Work required. Retype, exactly as they stand, the lines from the start of the data to the line that contains "(b11) at (1023,36)", both ends included. Leave the pictures out.

Supplied data.
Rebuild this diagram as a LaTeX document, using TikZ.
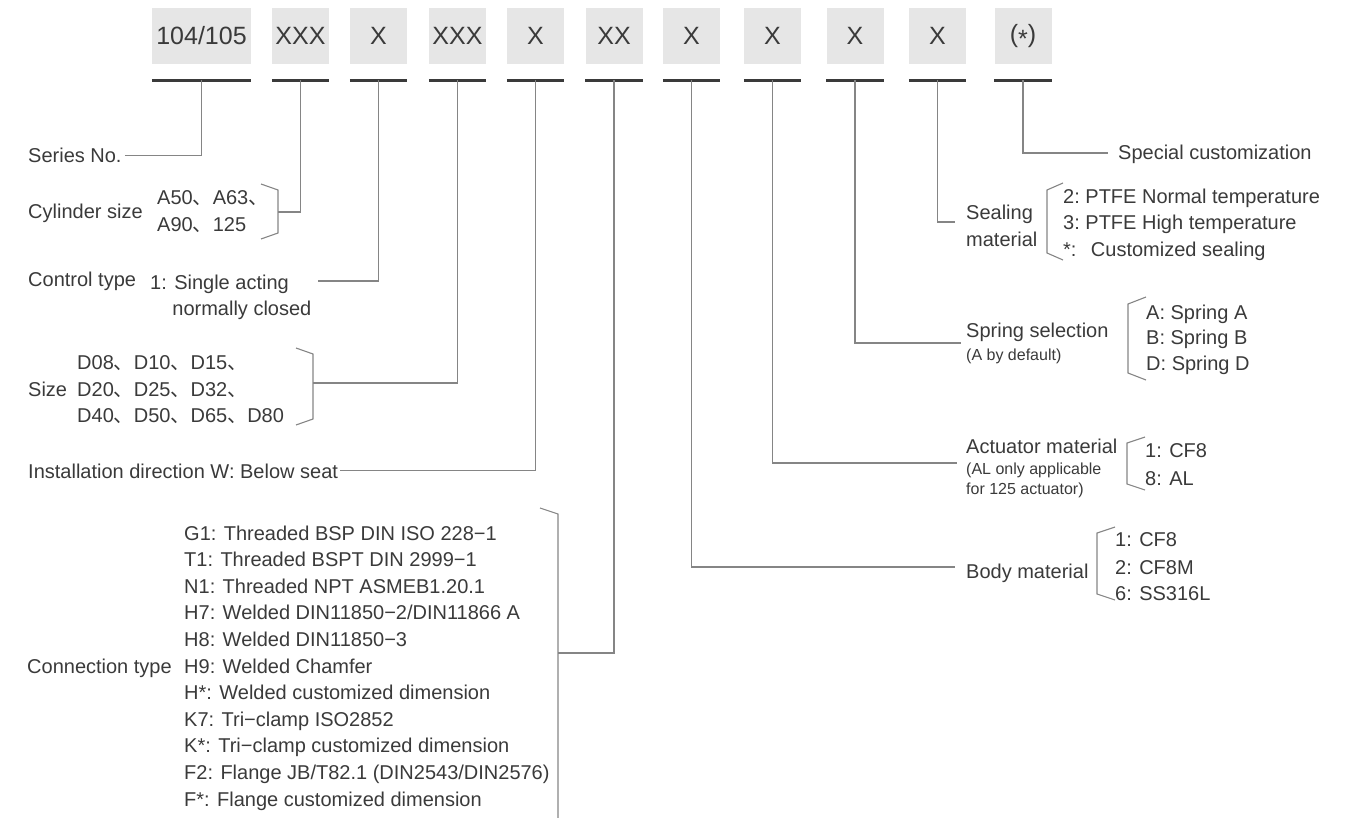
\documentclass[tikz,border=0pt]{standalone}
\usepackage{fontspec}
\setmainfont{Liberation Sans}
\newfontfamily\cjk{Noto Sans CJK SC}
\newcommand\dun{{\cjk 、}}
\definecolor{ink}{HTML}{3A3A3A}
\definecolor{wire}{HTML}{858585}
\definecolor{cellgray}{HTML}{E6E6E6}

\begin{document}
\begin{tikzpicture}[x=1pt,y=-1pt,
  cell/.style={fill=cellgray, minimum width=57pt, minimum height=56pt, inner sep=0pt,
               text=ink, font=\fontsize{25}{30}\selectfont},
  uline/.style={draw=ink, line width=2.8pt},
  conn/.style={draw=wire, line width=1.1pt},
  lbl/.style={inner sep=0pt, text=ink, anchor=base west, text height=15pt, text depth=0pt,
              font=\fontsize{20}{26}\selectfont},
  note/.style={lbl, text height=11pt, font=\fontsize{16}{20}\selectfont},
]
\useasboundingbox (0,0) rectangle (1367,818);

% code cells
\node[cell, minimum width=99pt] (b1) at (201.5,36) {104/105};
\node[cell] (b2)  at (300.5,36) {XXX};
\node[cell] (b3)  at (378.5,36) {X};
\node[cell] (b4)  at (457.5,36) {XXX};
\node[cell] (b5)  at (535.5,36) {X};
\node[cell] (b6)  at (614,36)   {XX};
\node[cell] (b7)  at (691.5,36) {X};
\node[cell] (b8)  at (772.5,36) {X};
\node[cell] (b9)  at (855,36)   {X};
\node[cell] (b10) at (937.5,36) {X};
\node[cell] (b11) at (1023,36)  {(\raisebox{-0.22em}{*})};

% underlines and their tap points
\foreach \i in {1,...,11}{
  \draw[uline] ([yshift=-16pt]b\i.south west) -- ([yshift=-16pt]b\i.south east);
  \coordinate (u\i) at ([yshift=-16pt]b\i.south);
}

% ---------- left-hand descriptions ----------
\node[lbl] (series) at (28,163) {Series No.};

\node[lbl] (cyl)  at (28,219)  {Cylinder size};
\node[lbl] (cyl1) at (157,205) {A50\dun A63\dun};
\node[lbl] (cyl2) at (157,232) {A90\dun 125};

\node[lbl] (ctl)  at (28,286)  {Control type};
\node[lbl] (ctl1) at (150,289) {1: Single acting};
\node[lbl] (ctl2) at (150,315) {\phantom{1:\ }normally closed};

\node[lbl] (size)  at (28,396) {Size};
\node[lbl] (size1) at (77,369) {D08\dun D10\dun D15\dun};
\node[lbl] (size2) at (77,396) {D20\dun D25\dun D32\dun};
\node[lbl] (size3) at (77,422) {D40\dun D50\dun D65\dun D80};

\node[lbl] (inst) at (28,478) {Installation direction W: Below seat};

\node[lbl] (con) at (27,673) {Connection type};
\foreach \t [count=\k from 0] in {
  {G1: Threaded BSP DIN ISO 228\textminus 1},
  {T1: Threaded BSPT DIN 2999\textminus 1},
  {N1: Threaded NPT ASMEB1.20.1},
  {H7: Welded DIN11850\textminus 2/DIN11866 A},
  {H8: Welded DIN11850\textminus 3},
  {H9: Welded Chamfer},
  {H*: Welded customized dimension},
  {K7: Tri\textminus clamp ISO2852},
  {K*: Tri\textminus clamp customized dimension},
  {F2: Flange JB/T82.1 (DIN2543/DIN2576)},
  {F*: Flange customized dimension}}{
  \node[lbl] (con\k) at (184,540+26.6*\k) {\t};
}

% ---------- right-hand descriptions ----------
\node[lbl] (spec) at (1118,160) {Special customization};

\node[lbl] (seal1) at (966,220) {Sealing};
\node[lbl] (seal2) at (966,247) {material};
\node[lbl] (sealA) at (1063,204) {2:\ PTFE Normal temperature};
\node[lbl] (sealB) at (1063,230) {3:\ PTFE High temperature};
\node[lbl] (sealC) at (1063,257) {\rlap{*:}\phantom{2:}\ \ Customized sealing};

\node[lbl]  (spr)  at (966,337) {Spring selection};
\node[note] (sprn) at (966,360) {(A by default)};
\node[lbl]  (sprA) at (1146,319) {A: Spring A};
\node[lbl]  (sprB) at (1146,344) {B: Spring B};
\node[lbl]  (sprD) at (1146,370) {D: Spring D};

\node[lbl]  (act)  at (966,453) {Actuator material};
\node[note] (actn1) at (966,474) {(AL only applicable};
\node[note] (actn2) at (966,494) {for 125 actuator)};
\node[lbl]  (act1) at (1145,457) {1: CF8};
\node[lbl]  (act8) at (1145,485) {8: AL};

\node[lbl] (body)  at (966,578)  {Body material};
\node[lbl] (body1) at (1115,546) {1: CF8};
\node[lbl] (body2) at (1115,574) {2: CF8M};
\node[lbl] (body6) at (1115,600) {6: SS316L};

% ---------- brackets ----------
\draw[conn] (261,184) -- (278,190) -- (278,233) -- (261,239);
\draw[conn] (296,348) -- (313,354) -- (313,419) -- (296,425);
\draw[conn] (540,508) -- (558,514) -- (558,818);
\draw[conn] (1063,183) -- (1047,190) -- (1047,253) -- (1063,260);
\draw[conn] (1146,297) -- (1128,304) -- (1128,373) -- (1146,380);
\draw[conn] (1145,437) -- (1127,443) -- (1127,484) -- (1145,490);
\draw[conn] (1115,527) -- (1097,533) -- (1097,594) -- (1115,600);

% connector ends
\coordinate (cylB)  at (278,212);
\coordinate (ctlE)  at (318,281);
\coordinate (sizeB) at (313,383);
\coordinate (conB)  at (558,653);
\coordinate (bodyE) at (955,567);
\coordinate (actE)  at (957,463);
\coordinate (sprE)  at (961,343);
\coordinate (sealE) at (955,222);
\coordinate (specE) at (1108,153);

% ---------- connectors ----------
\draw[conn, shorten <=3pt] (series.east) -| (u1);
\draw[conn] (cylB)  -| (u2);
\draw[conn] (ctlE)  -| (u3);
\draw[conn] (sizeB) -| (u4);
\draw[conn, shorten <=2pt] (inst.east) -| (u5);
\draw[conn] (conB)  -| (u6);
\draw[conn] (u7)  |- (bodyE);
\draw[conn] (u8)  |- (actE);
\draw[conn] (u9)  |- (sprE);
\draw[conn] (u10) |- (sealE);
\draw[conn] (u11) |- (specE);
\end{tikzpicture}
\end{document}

Exercise answer.
Rebuild this diagram as a LaTeX document, using TikZ.
\documentclass[tikz,border=0pt]{standalone}
\usepackage{fontspec}
\setmainfont{Liberation Sans}
\newfontfamily\cjk{Noto Sans CJK SC}
\newcommand\dun{{\cjk 、}}
\definecolor{ink}{HTML}{3A3A3A}
\definecolor{wire}{HTML}{858585}
\definecolor{cellgray}{HTML}{E6E6E6}

\begin{document}
\begin{tikzpicture}[x=1pt,y=-1pt,
  cell/.style={fill=cellgray, minimum width=57pt, minimum height=56pt, inner sep=0pt,
               text=ink, font=\fontsize{25}{30}\selectfont},
  uline/.style={draw=ink, line width=2.8pt},
  conn/.style={draw=wire, line width=1.1pt},
  lbl/.style={inner sep=0pt, text=ink, anchor=base west, text height=15pt, text depth=0pt,
              font=\fontsize{20}{26}\selectfont},
  note/.style={lbl, text height=11pt, font=\fontsize{16}{20}\selectfont},
]
\useasboundingbox (0,0) rectangle (1367,818);

% code cells
\node[cell, minimum width=99pt] (b1) at (201.5,36) {104/105};
\node[cell] (b2)  at (300.5,36) {XXX};
\node[cell] (b3)  at (378.5,36) {X};
\node[cell] (b4)  at (457.5,36) {XXX};
\node[cell] (b5)  at (535.5,36) {X};
\node[cell] (b6)  at (614,36)   {XX};
\node[cell] (b7)  at (691.5,36) {X};
\node[cell] (b8)  at (772.5,36) {X};
\node[cell] (b9)  at (855,36)   {X};
\node[cell] (b10) at (937.5,36) {X};
\node[cell] (b11) at (1023,36)  {(\raisebox{-0.22em}{*})};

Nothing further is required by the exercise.